Eluvium: Talk Amongst the Trees
Temporary Residence

With Talk Amongst the Trees, Eluvium (Matthew Cooper) returns to the lush ambience of his 2003 debut Lambent Material rather than the haunting neo-classical piano works of last year's An Accidental Memory in the Case of Death. The latter surprised not only for having been recorded in a mere two hours (using only one microphone with no subsequent overdubbing, editing, mixing, or post-production of any kind) but for the audacious left turn Cooper took after the debut. While the piano album evokes Satie, the new one perfectly melds Brian Eno's warm ambience with Tim Hecker's guitar-drenched atmospherics; Talk Amongst the Trees possesses the hazy majesty of Hecker's Mirages but eschews that album's scarred noise for a more peaceful, becalmed dreaminess. In spite of their obvious difference, the tension between order and abstraction that permeates the sophomore Eluvium release reigns throughout the new album too.

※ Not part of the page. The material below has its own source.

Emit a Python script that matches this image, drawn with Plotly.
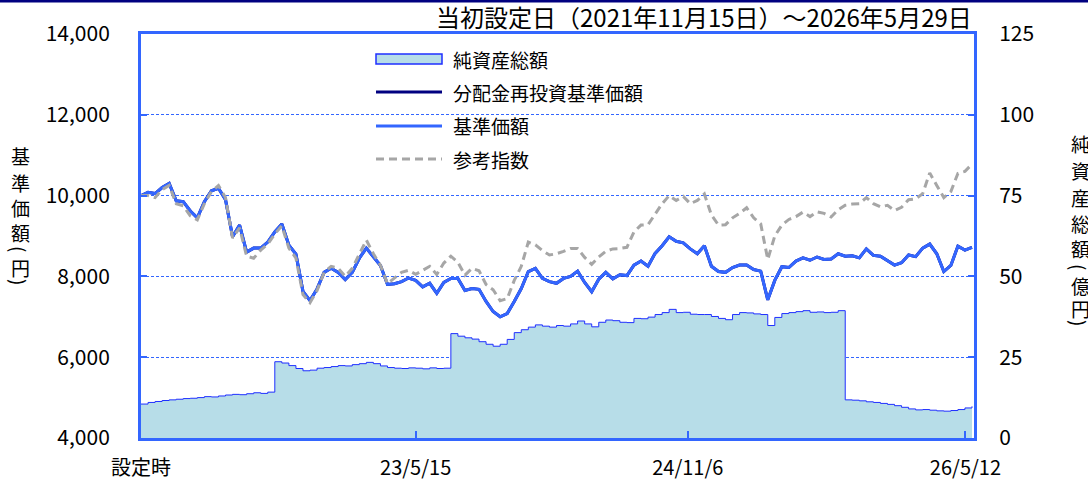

Talk Amongst the Trees is sonic sculpting of the first rank. The album's eight pieces drift ruminatively through pulsating pathways and twilight slumbers, the longer compositions in particular unfurling fluidly. While no source instruments are identified, it sounds like Cooper constructed the album using piano, guitar, and organ (as suggested by the gentle squalls in “Everything To Come” and the guitar-driven “Taken”) though they're heavily processed and thus abstracted throughout. Admirably, he quells any urge towards grandiose theatrics, opting instead for restraint (only “Taken” evolves dramatically though in controlled manner). Cooper's style is luminous, hazy, and non-abrasive, one that suggests its themes more than explicitly states them; “Calm of the Cast-Light Cloud,” for example, presents dense, amorphous fluttering ripples where only the vaguest trace of melody comes into focus. The music resembles an immense panoramic vista that when blurred into barely-recognizable abstract forms becomes even more beautiful.

Opening the collection at a peak, the ten-minute “New Animals From The Air” delicately layers ripples of gentle clicking patterns over stately bass tones. The effect is graceful and poignant, the track's slow-motion undulations bringing forth its meditative dimension; subsequent pieces are equally celestial and glacial. The epic “Taken” subtly modulates over a seventeen-minute span as marching guitar plucks and billowing tones etch a hypnotically looping theme. Unlike the other more static compositions, “Taken” incrementally escalates in volume and intensity until it reaches a level of resonant, shimmering density; by the eleven-minute mark, distortion bleeds from the sounds as they merge into a blurred, heaving mass, hymnal tones faintly audible at its center. The piece ultimately rises to a muffled crescendo before segueing gently into “We Say Goodbye To Ourselves” where billowing tones offer restful calm. The funereal “One” brings Talk Amongst the Trees to a stately close, a fittingly peaceful and melancholy coda.

“Eluvium,” incidentally, stands for “residual deposits of soil, dust, and rock particles produced by the action of the wind,” an apt definition given the degree to which Cooper's fragile detritus re-constitutes itself into hazy configurations. Even so, there's a straightforward and elemental quality to the music, in spite of its abstract quality; the understated delivery of Cooper's emotionally potent music only renders it that much more affecting. Consider Talk Amongst the Trees a stunning collection of soul-stirring ambient music.